**What you should do:**
Beginning with the first line, set down every line through the one containing "const ref = useRef<HTMLCanvasElement", exactly as it appears, but not the pictures.
>> BEGIN Supplied data
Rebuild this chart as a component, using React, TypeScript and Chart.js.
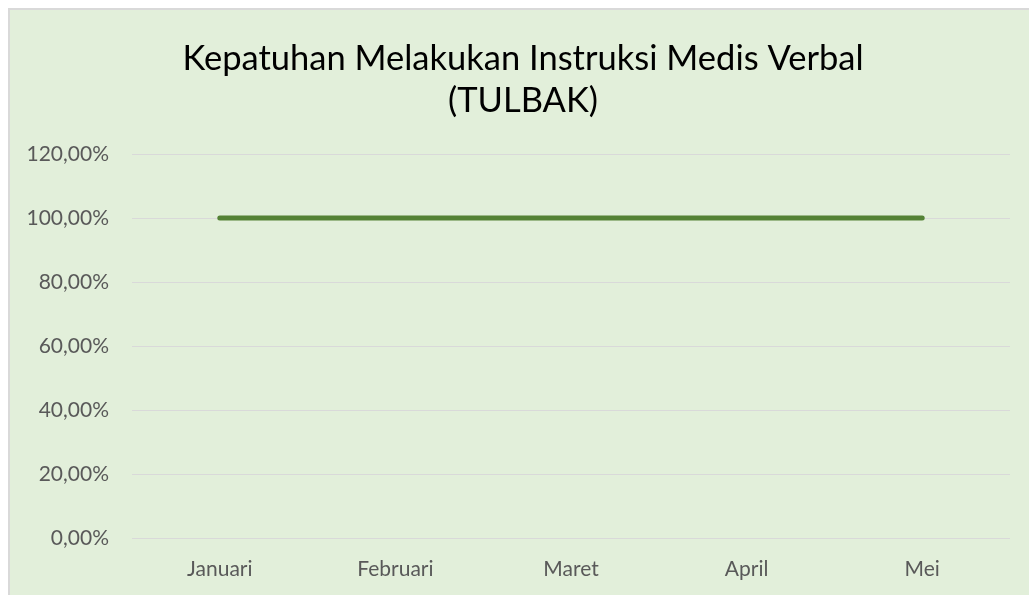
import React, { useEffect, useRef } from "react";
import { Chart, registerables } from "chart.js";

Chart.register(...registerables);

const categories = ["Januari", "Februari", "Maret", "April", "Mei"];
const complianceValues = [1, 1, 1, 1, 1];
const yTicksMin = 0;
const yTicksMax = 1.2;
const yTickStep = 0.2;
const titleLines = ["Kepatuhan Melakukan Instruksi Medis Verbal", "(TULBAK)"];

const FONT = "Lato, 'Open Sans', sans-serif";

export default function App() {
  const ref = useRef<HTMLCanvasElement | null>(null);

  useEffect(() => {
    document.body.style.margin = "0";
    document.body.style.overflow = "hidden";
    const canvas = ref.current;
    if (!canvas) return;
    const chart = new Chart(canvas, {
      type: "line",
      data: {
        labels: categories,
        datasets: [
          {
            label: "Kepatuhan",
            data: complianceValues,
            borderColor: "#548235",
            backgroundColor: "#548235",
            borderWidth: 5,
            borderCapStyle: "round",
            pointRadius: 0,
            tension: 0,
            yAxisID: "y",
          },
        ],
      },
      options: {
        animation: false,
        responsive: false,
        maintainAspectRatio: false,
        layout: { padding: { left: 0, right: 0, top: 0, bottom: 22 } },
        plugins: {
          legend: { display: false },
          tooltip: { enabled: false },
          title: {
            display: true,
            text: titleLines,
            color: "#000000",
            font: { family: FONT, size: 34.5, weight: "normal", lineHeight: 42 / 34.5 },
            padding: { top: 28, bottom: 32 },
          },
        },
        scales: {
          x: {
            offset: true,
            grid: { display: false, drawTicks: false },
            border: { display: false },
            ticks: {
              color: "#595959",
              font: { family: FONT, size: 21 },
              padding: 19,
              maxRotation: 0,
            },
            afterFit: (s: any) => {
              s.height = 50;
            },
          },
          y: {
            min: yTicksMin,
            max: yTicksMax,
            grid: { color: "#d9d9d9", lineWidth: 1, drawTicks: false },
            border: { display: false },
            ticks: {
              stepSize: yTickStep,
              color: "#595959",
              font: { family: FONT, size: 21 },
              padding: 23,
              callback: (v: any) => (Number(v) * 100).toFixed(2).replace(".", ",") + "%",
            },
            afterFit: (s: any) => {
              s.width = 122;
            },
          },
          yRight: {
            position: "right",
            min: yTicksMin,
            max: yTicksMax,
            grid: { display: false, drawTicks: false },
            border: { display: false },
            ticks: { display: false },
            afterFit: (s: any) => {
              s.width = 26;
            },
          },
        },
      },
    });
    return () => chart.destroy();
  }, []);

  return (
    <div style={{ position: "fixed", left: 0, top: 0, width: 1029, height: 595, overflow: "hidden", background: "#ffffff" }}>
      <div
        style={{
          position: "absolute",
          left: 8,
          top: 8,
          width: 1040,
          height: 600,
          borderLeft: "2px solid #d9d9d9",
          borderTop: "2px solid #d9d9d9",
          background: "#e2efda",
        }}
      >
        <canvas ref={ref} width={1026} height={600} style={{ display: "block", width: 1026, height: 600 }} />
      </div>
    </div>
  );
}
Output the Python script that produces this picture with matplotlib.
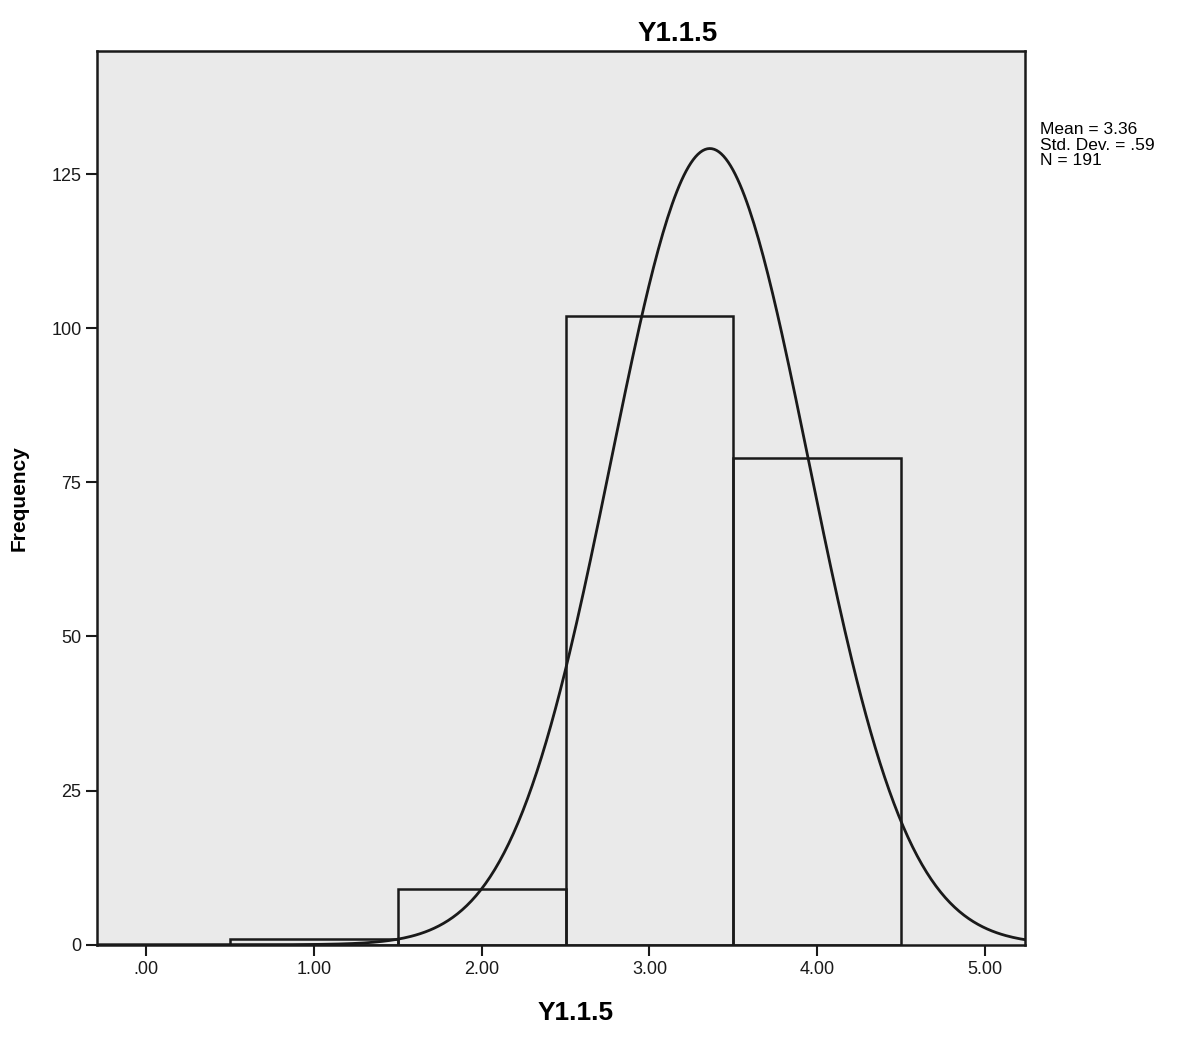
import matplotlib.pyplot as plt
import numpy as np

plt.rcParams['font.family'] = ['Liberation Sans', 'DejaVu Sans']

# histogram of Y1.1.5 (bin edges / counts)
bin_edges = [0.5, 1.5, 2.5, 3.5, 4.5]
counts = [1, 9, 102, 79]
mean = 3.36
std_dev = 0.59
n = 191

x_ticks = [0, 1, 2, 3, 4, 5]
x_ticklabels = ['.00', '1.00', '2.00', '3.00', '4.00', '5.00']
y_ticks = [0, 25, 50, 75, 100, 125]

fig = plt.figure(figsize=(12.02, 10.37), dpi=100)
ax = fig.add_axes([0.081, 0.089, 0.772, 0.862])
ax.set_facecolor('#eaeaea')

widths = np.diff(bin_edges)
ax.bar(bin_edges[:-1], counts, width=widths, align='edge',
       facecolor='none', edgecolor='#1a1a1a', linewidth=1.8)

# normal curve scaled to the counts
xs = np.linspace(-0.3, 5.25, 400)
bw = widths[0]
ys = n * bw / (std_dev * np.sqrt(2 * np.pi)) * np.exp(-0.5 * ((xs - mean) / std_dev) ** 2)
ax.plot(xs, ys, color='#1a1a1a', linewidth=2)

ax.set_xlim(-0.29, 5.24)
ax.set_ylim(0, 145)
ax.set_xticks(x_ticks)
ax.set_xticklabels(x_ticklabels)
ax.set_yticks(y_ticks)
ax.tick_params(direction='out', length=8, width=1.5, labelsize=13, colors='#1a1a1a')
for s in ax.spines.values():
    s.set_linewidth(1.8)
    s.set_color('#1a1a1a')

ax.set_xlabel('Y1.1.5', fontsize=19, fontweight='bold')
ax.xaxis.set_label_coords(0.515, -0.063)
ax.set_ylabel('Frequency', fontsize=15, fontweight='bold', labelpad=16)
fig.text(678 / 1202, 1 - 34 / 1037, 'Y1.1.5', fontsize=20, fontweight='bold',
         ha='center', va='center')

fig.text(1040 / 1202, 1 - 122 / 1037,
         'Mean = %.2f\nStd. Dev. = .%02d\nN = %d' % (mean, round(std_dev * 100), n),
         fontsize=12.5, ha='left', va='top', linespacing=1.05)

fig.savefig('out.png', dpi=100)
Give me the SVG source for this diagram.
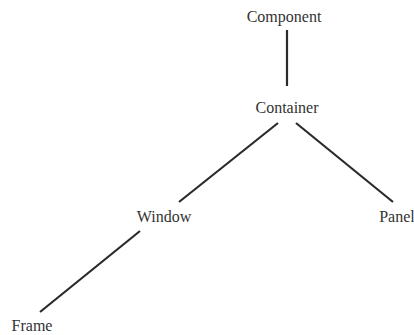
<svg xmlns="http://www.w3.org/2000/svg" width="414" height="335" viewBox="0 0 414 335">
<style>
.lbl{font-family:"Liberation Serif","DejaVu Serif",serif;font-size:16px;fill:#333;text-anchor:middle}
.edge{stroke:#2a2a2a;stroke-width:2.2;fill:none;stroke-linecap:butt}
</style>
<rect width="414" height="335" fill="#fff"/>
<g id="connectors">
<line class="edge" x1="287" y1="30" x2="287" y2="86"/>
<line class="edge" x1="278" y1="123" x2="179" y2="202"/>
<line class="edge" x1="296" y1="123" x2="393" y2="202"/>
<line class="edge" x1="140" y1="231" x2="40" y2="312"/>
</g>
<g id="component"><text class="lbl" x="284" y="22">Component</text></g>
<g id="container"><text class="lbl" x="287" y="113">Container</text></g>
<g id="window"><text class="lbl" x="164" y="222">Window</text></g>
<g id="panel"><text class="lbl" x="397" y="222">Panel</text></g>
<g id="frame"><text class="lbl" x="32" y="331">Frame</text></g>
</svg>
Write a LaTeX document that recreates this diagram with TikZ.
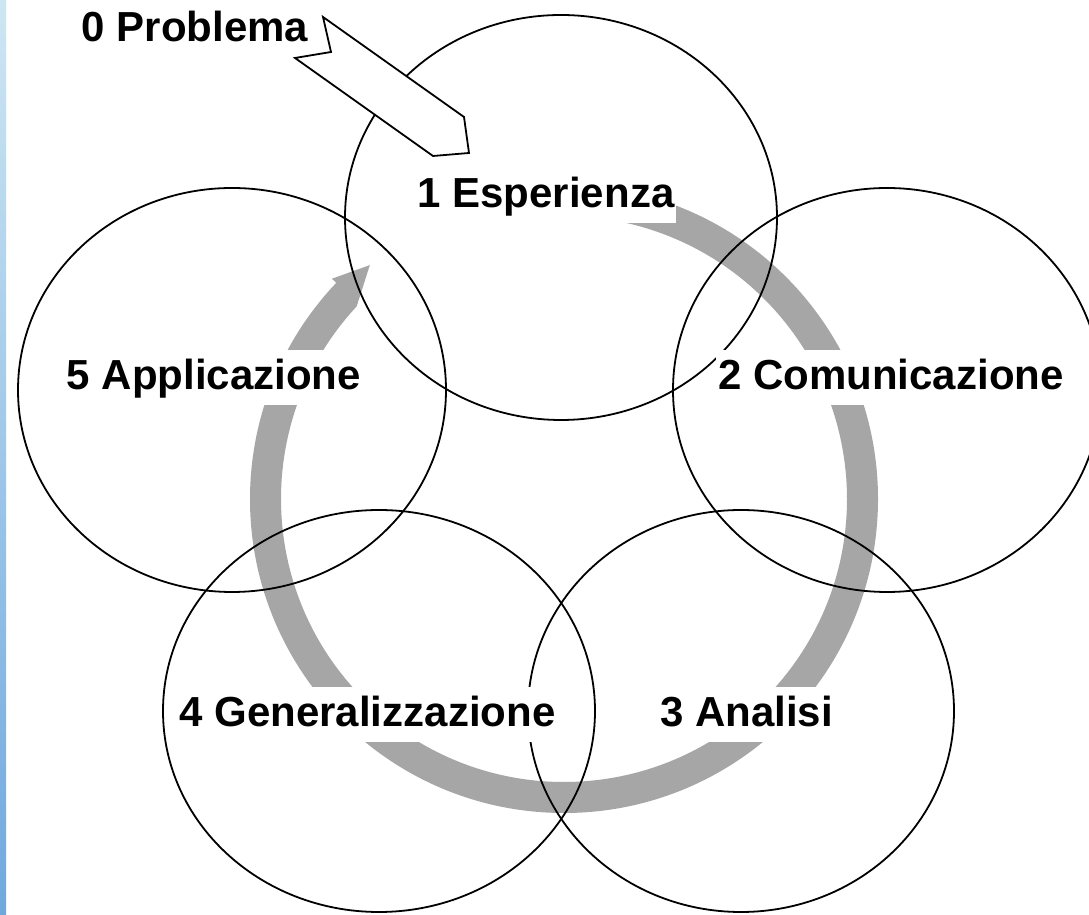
>> END Supplied data
**Task output:**
Rebuild this chart as a component, using React, TypeScript and Chart.js.
import React, { useEffect, useRef } from "react";
import { Chart, registerables } from "chart.js";

Chart.register(...registerables);

const categories = ["Januari", "Februari", "Maret", "April", "Mei"];
const complianceValues = [1, 1, 1, 1, 1];
const yTicksMin = 0;
const yTicksMax = 1.2;
const yTickStep = 0.2;
const titleLines = ["Kepatuhan Melakukan Instruksi Medis Verbal", "(TULBAK)"];

const FONT = "Lato, 'Open Sans', sans-serif";

export default function App() {
  const ref = useRef<HTMLCanvasElement | null>(null);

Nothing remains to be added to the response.